LHP Mercuræn Feminist Heretic Bully ☿
Premium Member
For LHP moreso Theravada's experimental innovations I think.

In Theravada there is no "individual" much less "coming" or "going" anywhere. Core difference between Theravada and Mahayana is that Theravada rejects any essential Self. Mahayana sneaks in the notion of Buddha-nature or primordial Mind underneath experience in contrast. So in a sense if a philosophy centers on an essential Self, Theravada would be more unfamiliar. Theravada is also almost exclusively renunciate. Mahayanists can achieve enlightenment without monasticism, and Tantra is even less renunciate -- focusing on using everyday sensory world, emotions, and non-monastic religious teachers.

Not sure if Pali Canon is older. It probably is, but it can also be debatable. You're right; Theravada is more "scientific," but that was an outcome of foreign influence. The incentive to use only the Pali Canon, read it as an instruction manual, and recreate from it Buddha's meditation techniques as central to the Buddhist path arose in dialogue with the 19th/20th century West (by way of Protestantism; same 'sanitization' happened with yogic religion in India). For a talk on this see "Is Mindfulness Buddhist?
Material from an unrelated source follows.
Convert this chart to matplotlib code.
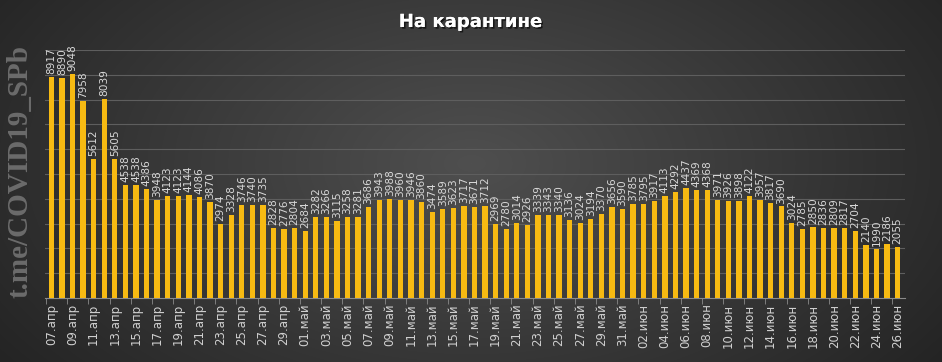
import numpy as np
import matplotlib
matplotlib.use("Agg")
import matplotlib.pyplot as plt
import matplotlib.patheffects as pe

# data: 07.апр .. 26.июн
months = ["апр"] * 24 + ["май"] * 31 + ["июн"] * 26
days = list(range(7, 31)) + list(range(1, 32)) + list(range(1, 27))
dates = ["%02d.%s" % (d, m) for d, m in zip(days, months)]

values = [8917, 8890, 9048, 7958, 5612, 8039, 5605, 4538, 4538, 4386,
          3948, 4123, 4123, 4144, 4086, 3870, 2974, 3328, 3746, 3740,
          3735, 2828, 2776, 2804, 2684, 3282, 3266, 3115, 3258, 3281,
          3686, 3943, 3988, 3960, 3946, 3860, 3474, 3589, 3623, 3717,
          3671, 3712, 2969, 2780, 3014, 2926, 3339, 3343, 3340, 3136,
          3024, 3194, 3370, 3656, 3590, 3785, 3795, 3917, 4113, 4292,
          4437, 4369, 4368, 3971, 3926, 3898, 4122, 3957, 3817, 3690,
          3024, 2785, 2850, 2836, 2809, 2817, 2704, 2140, 1990, 2186,
          2055]

title = "На карантине"
watermark = "t.me/COVID19_SPb"

W, H = 942, 362
fig = plt.figure(figsize=(W / 100, H / 100), dpi=100)

# radial gradient background
bg = fig.add_axes([0, 0, 1, 1])
yy, xx = np.mgrid[0:H, 0:W]
r = np.sqrt(((xx - W * 0.5) / (W * 0.62)) ** 2 + ((yy - H * 0.45) / (H * 0.95)) ** 2)
r = np.clip(r, 0, 1)
lev = 0.31 - 0.17 * r
bg.imshow(np.dstack([lev, lev, lev]), aspect="auto", extent=[0, 1, 0, 1])
bg.axis("off")

ax = fig.add_axes([45 / W, 64 / H, 860 / W, 248 / H])
ax.set_facecolor("none")
x = np.arange(len(values))
ax.bar(x, values, width=0.5, color="#F7BA12", zorder=3)

for xi, v in zip(x, values):
    ax.text(xi, v + 120, str(v), rotation=90, ha="center", va="bottom",
            fontsize=7.6, color="#d8d8d8", zorder=4)

ax.set_xlim(-0.6, len(values) - 0.3)
ax.set_ylim(0, 10000)
ax.set_yticks(np.arange(1000, 10001, 1000))
ax.yaxis.grid(True, color="#5e5e5e", linewidth=0.8, zorder=0)
ax.tick_params(axis="y", length=0, labelleft=False)

ax.set_xticks(x[::2])
ax.set_xticklabels(dates[::2], rotation=90, fontsize=8.5, color="#d0d0d0")
ax.set_xticks(np.arange(-0.5, len(values), 2), minor=True)
ax.tick_params(axis="x", which="major", length=0, pad=4)
ax.tick_params(axis="x", which="minor", length=4, color="#8a8a8a")

for s in ["top", "right", "left"]:
    ax.spines[s].set_visible(False)
ax.spines["bottom"].set_color("#8a8a8a")

fig.text(470 / W, 1 - 22 / H, title, ha="center", va="center",
         fontsize=13, fontweight="bold", color="white",
         path_effects=[pe.withSimplePatchShadow(offset=(1.2, -1.2), shadow_rgbFace="black", alpha=0.6), pe.Normal()])

fig.text(20 / W, 1 - 172 / H, watermark, rotation=90, ha="center", va="center",
         fontsize=21, fontweight="bold", family="Liberation Serif", color="#6b6b6b")

fig.savefig("out.png", dpi=100)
And Why it Matters.", and "Theravada Reinvents Meditation".
Actually, the view of having no self is considered to be just as incorrect as the view of having a self. (But this doesn't have anything to do with Dr Flower's book)
The following post link is in reference to a Pali text.
The suttas don't negate atman.... | Page 2 | ReligiousForums.com
 

crossfire

LHP Mercuræn Feminist Heretic Bully ☿
Premium Member
Hmm. I feel what the Buddha "really" said is beside the point. The suttas can be ambiguous that any interpretation can be valid depending on point of view. Clinging to anything seems contraindicated in all Buddhisms, but for Theravada more precisely self or innate mind is severely contraindicated (Thanissaro Bhikkhu: What is Wrong with Buddha Nature).
Well, there really isn't much ambiguity in the Theravadan sutta referenced in the above linked thread. But then we are getting off topic. However, that sutta does describe the Advaita technique of meditating/contemplating on the Self as "being unfit for attention," so it does show the incorrectness of Dr Flowers presentation of Advaita as Buddhism in his book.
 

Kemble

Active Member
Even the anapanasati sutta, the lifeblood of Theravada practice, is ambiguous enough to cause a variety of interpretations and meditation lineages that don't agree with each other.

I have no idea what that Flowers book says about Buddhism.